> **GIVEN EXERCISE**
Retype the opening lines of the data exactly, stopping after the line that contains "(tr) at (681,33)". Skip every picture.

> **COLLECTED MATERIAL**
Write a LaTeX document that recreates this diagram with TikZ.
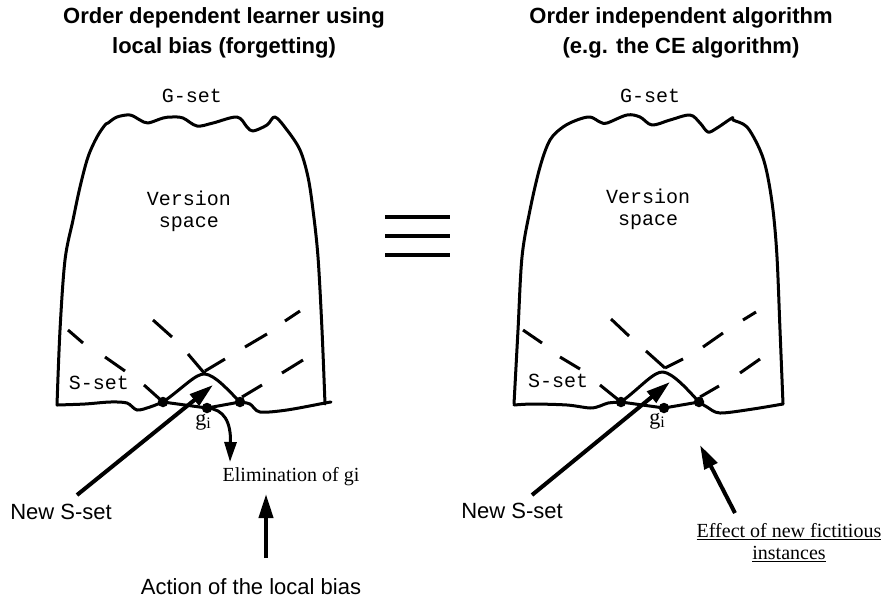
\documentclass[tikz,border=0pt]{standalone}
\usepackage{fontspec}
\setmainfont{Liberation Serif}
\setsansfont{Liberation Sans}
\setmonofont{Liberation Mono}
\usetikzlibrary{arrows.meta}
\begin{document}
\begin{tikzpicture}[x=1pt,y=-1pt,
  outline/.style={line width=3pt, line join=round, line cap=round},
  dashseg/.style={line width=3pt},
  bigarrow/.style={line width=4pt, -{Triangle[length=24pt,width=14pt]}},
  elimarrow/.style={line width=3pt, -{Triangle[length=20pt,width=12pt]}},
  dot/.style={circle, fill, inner sep=0pt, minimum size=10.5pt},
  title/.style={font=\sffamily\bfseries\fontsize{22}{30}\selectfont, align=center},
  mono/.style={font=\ttfamily\fontsize{20}{22}\selectfont, align=center, inner sep=0pt},
  sanslabel/.style={font=\sffamily\fontsize{22}{26}\selectfont, inner sep=0pt},
  seriflabel/.style={font=\rmfamily\fontsize{20}{22}\selectfont, inner sep=0pt, align=center},
  glabel/.style={font=\rmfamily\fontsize{22}{22}\selectfont, inner sep=0pt},
]
\useasboundingbox (0,0) rectangle (893,598);

% ---------- titles ----------
\node[title] (tl) at (224,33) {Order dependent learner using\\local bias (forgetting)};
\node[title] (tr) at (681,33) {Order independent algorithm\\(e.g. the CE algorithm)};

% ---------- LEFT version space ----------
\draw[outline] plot[smooth, tension=0.55] coordinates {
 (57,405) (60,330) (65,260) (73,220) (80,187) (88,157) (97,137) (105,125)
 (108,123) (117,117) (130,115) (140,120) (148,123) (163,118) (172,117)
 (183,118) (197,126) (213,123) (237,117) (247,127) (253,131) (267,125)
 (275,117) (287,130) (300,150) (308,177) (313,210) (318,257) (322,330) (325,404)};
\draw[outline] plot[smooth, tension=0.5] coordinates {
 (57,405) (85,404) (110,402) (127,403) (137,410) (150,407) (163,402)};
\draw[outline] plot[smooth, tension=0.5] coordinates {
 (240,402) (250,404) (260,412) (287,410) (325,403) (331,402)};

\node[mono] (lg) at (192,96) {G-set};
\node[mono] (lv) at (189,211) {Version\\space};
\node[mono] (ls) at (99,383) {S-set};

% dashed lines (left)
\draw[dashseg] (68,330) -- (83,343) (105,357) -- (125,371) (144,385) -- (163,402)
  (153,320) -- (172,337) (188,354) -- (205,374)
  (205,371) -- (225,359) (245,347) -- (267,334) (285,321) -- (300,311)
  (242,397) -- (262,385) (282,373) -- (303,360);

% dots and arch (left)
\node[dot] (ld1) at (163,402) {};
\node[dot] (ldg) at (207,408) {};
\node[dot] (ld2) at (240,402) {};
\draw[outline] (ld1.center) -- (ldg.center) -- (ld2.center);
\draw[outline] (ld1.center) .. controls (183,388) and (196,373) .. (205,374)
  .. controls (215,375) and (228,390) .. (ld2.center);
\node[glabel] (lgi) at (203,422) {g\raisebox{-0.35ex}{\fontsize{16}{16}\selectfont i}};

% arrows (left)
\node[sanslabel] (lnew) at (61,512) {New S-set};
\coordinate (lnewstart) at (77,495);
\coordinate (lnewtip) at (213,385);
\draw[bigarrow] (lnewstart) -- (lnewtip);

\node[seriflabel] (elim) at (291,477) {Elimination of gi};
\coordinate (elimtip) at (230,462);
\draw[elimarrow] (ldg.center) .. controls (224,409) and (231,422) .. (elimtip);

\node[sanslabel] (act) at (251,587) {Action of the local bias};
\coordinate (actstart) at (266,558);
\coordinate (acttip) at (266,494);
\draw[bigarrow] (actstart) -- (acttip);

% ---------- equal sign ----------
\draw[line width=4pt] (385,217) -- (450,217) (385,236) -- (450,236) (385,255) -- (450,255);

% ---------- RIGHT version space ----------
\draw[outline] plot[smooth, tension=0.55] coordinates {
 (514,404) (518,330) (522,257) (530,210) (540,167) (550,140) (563,127)
 (577,120) (590,117) (600,122) (607,123) (627,115) (640,117) (652,125)
 (670,120) (690,115) (700,123) (708,132) (717,128) (732,118) (733,120)
 (747,127) (760,150) (767,173) (773,210) (777,257) (780,330) (783,404)};
\draw[outline] plot[smooth, tension=0.5] coordinates {
 (514,405) (533,404) (567,405) (590,408) (600,406) (608,403) (621,402)};
\draw[outline] plot[smooth, tension=0.5] coordinates {
 (699,402) (707,407) (720,413) (753,409) (783,404)};

\node[mono] (rg) at (650,96) {G-set};
\node[mono] (rv) at (648,209) {Version\\space};
\node[mono] (rs) at (558,381) {S-set};

\draw[dashseg] (523,330) -- (542,343) (560,357) -- (580,369) (600,385) -- (621,402)
  (611,319) -- (629,336) (646,351) -- (665,368)
  (665,368) -- (683,359) (703,347) -- (723,333) (743,320) -- (756,312)
  (700,397) -- (719,386) (740,373) -- (760,359);

\node[dot] (rd1) at (621,402) {};
\node[dot] (rdg) at (664,408) {};
\node[dot] (rd2) at (699,402) {};
\draw[outline] (rd1.center) -- (rdg.center) -- (rd2.center);
\draw[outline] (rd1.center) .. controls (640,388) and (654,371) .. (663,372)
  .. controls (673,373) and (688,390) .. (rd2.center);
\node[glabel] (rgi) at (657,421) {g\raisebox{-0.35ex}{\fontsize{16}{16}\selectfont i}};

\node[sanslabel] (rnew) at (512,511) {New S-set};
\coordinate (rnewstart) at (532,495);
\coordinate (rnewtip) at (670,382);
\draw[bigarrow] (rnewstart) -- (rnewtip);

\node[seriflabel] (eff) at (789,543) {\underline{Effect of new fictitious}\\\underline{instances}};
\coordinate (effstart) at (735,513);
\coordinate (efftip) at (700,445);
\draw[bigarrow] (effstart) -- (efftip);
\end{tikzpicture}
\end{document}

> **COMPLETE ANSWER**
Write a LaTeX document that recreates this diagram with TikZ.
\documentclass[tikz,border=0pt]{standalone}
\usepackage{fontspec}
\setmainfont{Liberation Serif}
\setsansfont{Liberation Sans}
\setmonofont{Liberation Mono}
\usetikzlibrary{arrows.meta}
\begin{document}
\begin{tikzpicture}[x=1pt,y=-1pt,
  outline/.style={line width=3pt, line join=round, line cap=round},
  dashseg/.style={line width=3pt},
  bigarrow/.style={line width=4pt, -{Triangle[length=24pt,width=14pt]}},
  elimarrow/.style={line width=3pt, -{Triangle[length=20pt,width=12pt]}},
  dot/.style={circle, fill, inner sep=0pt, minimum size=10.5pt},
  title/.style={font=\sffamily\bfseries\fontsize{22}{30}\selectfont, align=center},
  mono/.style={font=\ttfamily\fontsize{20}{22}\selectfont, align=center, inner sep=0pt},
  sanslabel/.style={font=\sffamily\fontsize{22}{26}\selectfont, inner sep=0pt},
  seriflabel/.style={font=\rmfamily\fontsize{20}{22}\selectfont, inner sep=0pt, align=center},
  glabel/.style={font=\rmfamily\fontsize{22}{22}\selectfont, inner sep=0pt},
]
\useasboundingbox (0,0) rectangle (893,598);

% ---------- titles ----------
\node[title] (tl) at (224,33) {Order dependent learner using\\local bias (forgetting)};
\node[title] (tr) at (681,33) {Order independent algorithm\\(e.g. the CE algorithm)};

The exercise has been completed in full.